China is amazing, but it is not for everyone
The last thing I want to talk about is: don’t take things for granted. There are many features of our daily life in Denmark that we have interiorized as given. Reliable public transport, hygiene standards in restaurants, organization, basic traffic rules, certain kinds of toilets, people respecting queues, personal space, clean air and quietness, to name a few.
These are not always present in China. The metro works quite well, I have to admit, but forget about the rest. Crossing the streets is a wonderful way to risk your life, and depending on where you go, cleanliness is very much not a given. Get ready to squat in toilets and always remember to bring a pack of tissues wherever you go. I sometimes even brought a mask to wear to minimize the smell if I had to use train station toilets – however having a mask now is something we are all used to. Also don’t get scared when people scream at the waiters, it is actually the way to get their attention. And yes, taxi drivers will open the windows to spit, get used to it.
China is not for everyone. For instance, neither my family nor my friends who came to visit me during my exchange understood why I wanted to move back for my master’s. And that’s also fine. We can’t all be happy everywhere. It’s not in our nature. But if you are willing to give up certain comforts from life in Europe and want to explore new places, China is the place for you.
As my heading suggested, in China everything is possible, but nothing is easy. China was personal growth, chaos, challenges and victories. I went to bed not knowing what to expect the next day. And despite it all, I’d move back in a second. Now I am in cold Brussels dreaming of those amazing hotpot nights followed by some KTV, beers and inexpensive taxi rides back to our Airbnb of choice.
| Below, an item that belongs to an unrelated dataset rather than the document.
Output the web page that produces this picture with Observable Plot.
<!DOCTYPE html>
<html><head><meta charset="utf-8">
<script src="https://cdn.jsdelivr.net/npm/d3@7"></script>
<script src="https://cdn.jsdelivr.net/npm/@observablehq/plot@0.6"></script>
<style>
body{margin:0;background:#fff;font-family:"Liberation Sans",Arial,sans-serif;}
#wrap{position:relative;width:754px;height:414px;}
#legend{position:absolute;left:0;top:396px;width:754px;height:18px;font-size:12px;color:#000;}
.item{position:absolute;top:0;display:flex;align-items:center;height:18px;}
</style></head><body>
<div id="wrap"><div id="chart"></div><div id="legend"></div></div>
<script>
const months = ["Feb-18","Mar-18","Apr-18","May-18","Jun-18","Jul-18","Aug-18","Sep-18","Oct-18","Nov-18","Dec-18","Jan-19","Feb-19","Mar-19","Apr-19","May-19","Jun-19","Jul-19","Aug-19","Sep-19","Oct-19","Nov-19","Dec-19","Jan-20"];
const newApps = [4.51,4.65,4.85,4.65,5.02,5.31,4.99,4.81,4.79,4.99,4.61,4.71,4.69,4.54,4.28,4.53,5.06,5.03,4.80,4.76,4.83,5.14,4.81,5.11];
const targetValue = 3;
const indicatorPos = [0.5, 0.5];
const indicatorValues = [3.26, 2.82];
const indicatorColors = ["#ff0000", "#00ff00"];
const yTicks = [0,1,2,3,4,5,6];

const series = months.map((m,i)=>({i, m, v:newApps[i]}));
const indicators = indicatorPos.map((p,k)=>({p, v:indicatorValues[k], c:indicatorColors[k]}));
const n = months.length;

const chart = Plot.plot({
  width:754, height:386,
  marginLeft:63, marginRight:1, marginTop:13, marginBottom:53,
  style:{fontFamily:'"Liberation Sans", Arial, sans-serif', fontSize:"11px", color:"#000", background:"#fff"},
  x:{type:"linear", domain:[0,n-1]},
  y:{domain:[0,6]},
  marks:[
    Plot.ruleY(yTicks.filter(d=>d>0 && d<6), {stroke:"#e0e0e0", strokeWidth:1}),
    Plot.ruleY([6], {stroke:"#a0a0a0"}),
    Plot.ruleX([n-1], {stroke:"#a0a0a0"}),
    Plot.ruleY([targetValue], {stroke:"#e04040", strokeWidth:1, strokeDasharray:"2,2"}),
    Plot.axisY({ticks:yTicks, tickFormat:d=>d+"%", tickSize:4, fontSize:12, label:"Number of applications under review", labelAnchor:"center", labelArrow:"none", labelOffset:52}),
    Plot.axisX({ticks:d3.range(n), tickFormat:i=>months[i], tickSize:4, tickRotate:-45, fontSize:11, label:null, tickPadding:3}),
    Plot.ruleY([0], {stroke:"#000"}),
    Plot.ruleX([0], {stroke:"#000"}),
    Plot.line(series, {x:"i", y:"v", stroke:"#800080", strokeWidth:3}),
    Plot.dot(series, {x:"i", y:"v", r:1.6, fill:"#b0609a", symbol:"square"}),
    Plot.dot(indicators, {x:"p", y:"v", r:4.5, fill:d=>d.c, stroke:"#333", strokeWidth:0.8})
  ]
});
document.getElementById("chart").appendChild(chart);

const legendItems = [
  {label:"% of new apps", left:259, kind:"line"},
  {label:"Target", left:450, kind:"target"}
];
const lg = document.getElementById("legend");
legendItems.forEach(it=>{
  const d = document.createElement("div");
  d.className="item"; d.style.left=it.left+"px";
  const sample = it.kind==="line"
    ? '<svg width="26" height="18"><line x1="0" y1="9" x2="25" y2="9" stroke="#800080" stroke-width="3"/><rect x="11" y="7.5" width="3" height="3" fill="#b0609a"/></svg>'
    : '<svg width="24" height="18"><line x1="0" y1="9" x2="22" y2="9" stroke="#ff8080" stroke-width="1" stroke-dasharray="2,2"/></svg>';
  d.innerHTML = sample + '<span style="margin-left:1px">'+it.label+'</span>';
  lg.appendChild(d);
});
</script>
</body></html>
Those days where you just want to go for a quiet walk in the park only to find out a group of nice old ladies dancing. Days where you wake up and feel you have a world of possibilities ahead.
Whatever happens, wherever I go, I’ll always carry a piece of China with me.
*(Zhong guo)hòu huì yǒu qī: meaning “(China), I hope we’ll meet again someday”, used when you don’t know for sure when you’ll meet again.